The disruptive “poll watchers” the Trump campaign dispatched to the city’s early voting locations — where poll watchers don’t have the right to enter — and the so-called “election integrity” panel Harrisburg Republicans are concocting suggest that partisan attempts to intimidate voters and interfere in the election process are more brazen than at any time in living memory. President Trump, who is trailing Democratic nominee Joe Biden in most polls, including those in Pennsylvania, is laying the groundwork to de-legitimize ballot counts nationwide — and has hinted he might not readily concede to losing, either.
Months before preliminary voting began in September, Trump was seeding doubts and sowing fears about the Nov. 3 election.
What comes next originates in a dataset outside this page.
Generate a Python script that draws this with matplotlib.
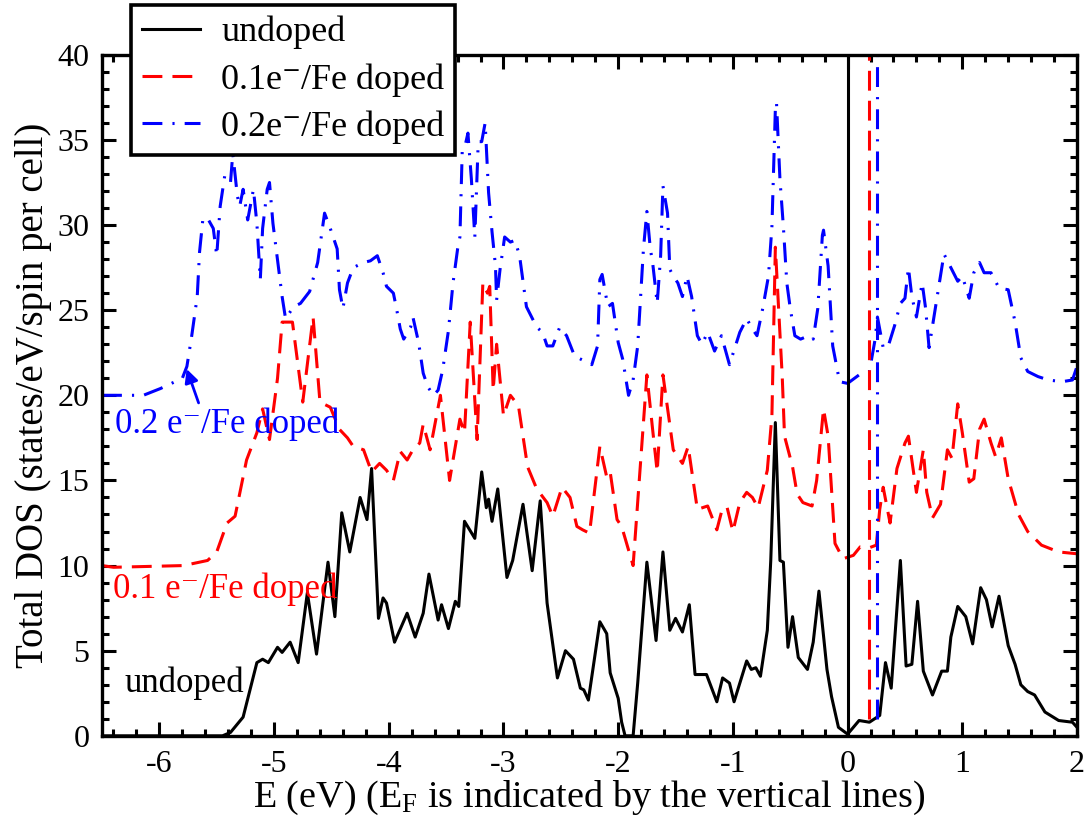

He proclaimed without evidence last May that the only way he could possibly lose his bid for a second term would be if the voting were “rigged”; made fake claims about the capabilities of the United States Postal Service; and falsely asserted that voting by mail is vulnerable to wholesale fraud — which it is not.
Trump unleashed a barrage of disinformation during last week’s debate. He predicted with almost incantatory fervor that the casting and counting of ballots “will be a disaster” and that declaring a winner may take “months” or even “years.” But as Biden rightly pointed out on the Cleveland debate stage, the president can’t “stop you from being able to determine the outcome” of the election.
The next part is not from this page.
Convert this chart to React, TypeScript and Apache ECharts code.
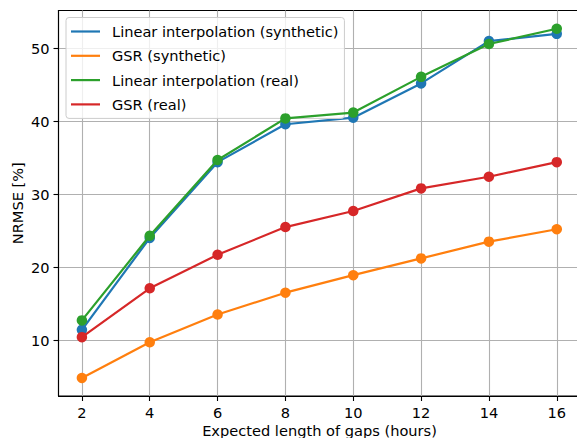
import React, { useEffect, useRef } from "react";
import * as echarts from "echarts";

const gapHours = [2, 4, 6, 8, 10, 12, 14, 16];
const linearSynthetic = [11.4, 24.0, 34.4, 39.6, 40.5, 45.2, 51.0, 52.0];
const gsrSynthetic = [4.8, 9.7, 13.5, 16.5, 18.9, 21.2, 23.5, 25.2];
const linearReal = [12.7, 24.3, 34.7, 40.4, 41.2, 46.1, 50.6, 52.7];
const gsrReal = [10.4, 17.1, 21.7, 25.5, 27.7, 30.8, 32.4, 34.4];
const xTicks = [2, 4, 6, 8, 10, 12, 14, 16];
const yTicks = [10, 20, 30, 40, 50];

const seriesNames = [
  "Linear interpolation (synthetic)",
  "GSR (synthetic)",
  "Linear interpolation (real)",
  "GSR (real)",
];
const seriesColors = ["#1f77b4", "#ff7f0e", "#2ca02c", "#d62728"];
const seriesValues = [linearSynthetic, gsrSynthetic, linearReal, gsrReal];

const FONT = "DejaVu Sans";
const FS = 14.6;

export default function App() {
  const ref = useRef<HTMLDivElement>(null);
  useEffect(() => {
    if (!ref.current) return;
    const chart = echarts.init(ref.current, undefined, { renderer: "svg" });
    chart.setOption({
      animation: false,
      backgroundColor: "#fff",
      textStyle: { fontFamily: FONT },
      grid: {
        left: 58.5,
        top: 10.5,
        width: 522,
        height: 385.5,
        containLabel: false,
        outerBoundsMode: "none",
        show: true,
        borderColor: "#000",
        borderWidth: 1.1,
        backgroundColor: "transparent",
      },
      legend: {
        orient: "vertical",
        left: 66,
        top: 17.5,
        padding: [5.5, 6, 5.5, 5],
        itemGap: 7.3,
        itemWidth: 29,
        itemHeight: 2.2,
        icon: "rect",
        backgroundColor: "rgba(255,255,255,0.8)",
        borderColor: "#cccccc",
        borderWidth: 1,
        borderRadius: 3,
        textStyle: {
          fontFamily: FONT,
          fontSize: FS,
          lineHeight: 17,
          color: "#000",
          padding: [0, 0, 0, 7],
        },
        data: seriesNames.map((n, i) => ({ name: n, itemStyle: { color: seriesColors[i] } })),
      },
      xAxis: {
        type: "value",
        min: 1.31,
        max: 16.7,
        name: "Expected length of gaps (hours)",
        nameLocation: "middle",
        nameGap: 27,
        nameMoveOverlap: false,
        nameTextStyle: { fontFamily: FONT, fontSize: FS, color: "#000" },
        axisLine: { show: true, lineStyle: { color: "#000", width: 1.1 } },
        axisTick: { show: true, length: 5, lineStyle: { color: "#000", width: 1.1 }, customValues: xTicks },
        axisLabel: { fontFamily: FONT, fontSize: FS, color: "#000", margin: 9, customValues: xTicks },
        splitLine: { show: true, lineStyle: { color: "#b0b0b0", width: 1.1 } },
      },
      yAxis: {
        type: "value",
        min: 2.33,
        max: 55.2,
        name: "NRMSE [%]",
        nameLocation: "middle",
        nameGap: 34,
        nameRotate: 90,
        nameMoveOverlap: false,
        nameTextStyle: { fontFamily: FONT, fontSize: FS, color: "#000" },
        axisLine: { show: true, lineStyle: { color: "#000", width: 1.1 } },
        axisTick: { show: true, length: 5, lineStyle: { color: "#000", width: 1.1 }, customValues: yTicks },
        axisLabel: { fontFamily: FONT, fontSize: FS, color: "#000", margin: 9, customValues: yTicks },
        splitLine: { show: true, lineStyle: { color: "#b0b0b0", width: 1.1 } },
      },
      series: seriesNames.map((name, i) => ({
        name,
        type: "line",
        data: gapHours.map((x, j) => [x, seriesValues[i][j]]),
        symbol: "circle",
        symbolSize: 10.5,
        showAllSymbol: true,
        lineStyle: { color: seriesColors[i], width: 2.2 },
        itemStyle: { color: seriesColors[i] },
        z: 2 + i,
      })),
    });
    return () => chart.dispose();
  }, []);
  return (
    <div
      ref={ref}
      style={{ position: "absolute", left: 0, top: 0, width: 577, height: 438, overflow: "hidden" }}
    />
  );
}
Biden’s timely note of reassurance bears repeating: there are more reasons for the electorate to be confident than there are reasons to panic.
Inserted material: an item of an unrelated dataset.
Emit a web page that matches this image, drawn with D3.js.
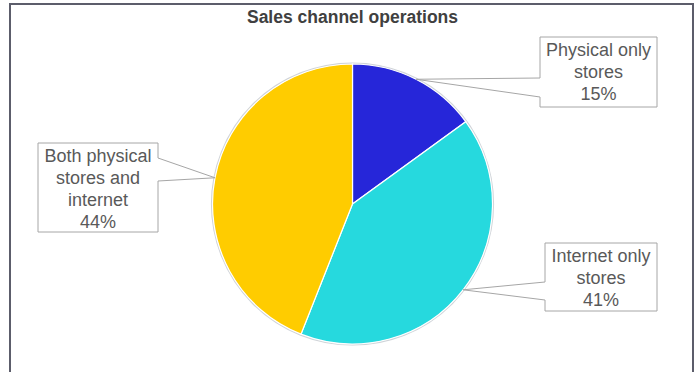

Trump’s self-serving predictions of “disaster” and “fraud” impugn the integrity of the public servants and civic-minded volunteers who are the backbone of our locally controlled process of voting. The system is not without flaws. But the traditional American way of casting ballots — including by mail, beginning in the 19th century — has served our country well, as have the Democrats and Republicans who work to make sure every vote is counted.
There is also reason to be confident in the fact that the $2 trillion CARES Act on March 27 included $400 million to states nationwide to help them conduct elections in the face of the pandemic. Pennsylvania received $14.2 million and New Jersey, $10.2 million.
These resources could help reduce the potential for significant errors, delays, and even the exceedingly rare attempts to game the voting system. Local election boards in Pennsylvania and New Jersey need to add staff, secure additional technology, and train additional volunteers to handle the challenges of accommodating in-person, and mail-in, balloting. We have confidence that the technical glitches that confounded early voters at election stations in Philly neighborhoods last week will be corrected. And the discovery that several memory sticks for programming voting machines were stolen from a warehouse in East Falls must be vigorously investigated.
Like the memory-stick theft, questionable mail-in ballots, such as those found after a municipal election in Paterson, N.J., earlier this year, often are identified and investigated. The improper disposal of seven mail-in ballots for Trump in Republican-controlled Luzerne County, Pa. — an incident Trump seized upon during the debate — came to the attention of election officials.
Due to the pandemic, confusion would likely have arisen this year even without the president’s falsehoods. It’s also worth noting that worries surrounding elections have long been mostly about low voter turnout and lack of civic engagement. The turmoil of this election has served to motivate voters, with a record turnout predicted.
Every registered New Jersey voter can expect to receive a mail-in ballot. Pennsylvania voters who wish to use that option must request a mail-in ballot from their county election office before the Oct. 27 deadline. Information is available through those offices or online at VotePa.gov, nj.gov/state/elections, or The Inquirer’s election guide.
It’s incumbent on voters to educate themselves, and for those choosing to vote by mail to do so well in advance of Nov. 3. And it’s the responsibility of local election boards and poll workers to make sure that voters are well served and ballots are properly counted. Pandemic and politics notwithstanding, we are confident this American tradition will be upheld.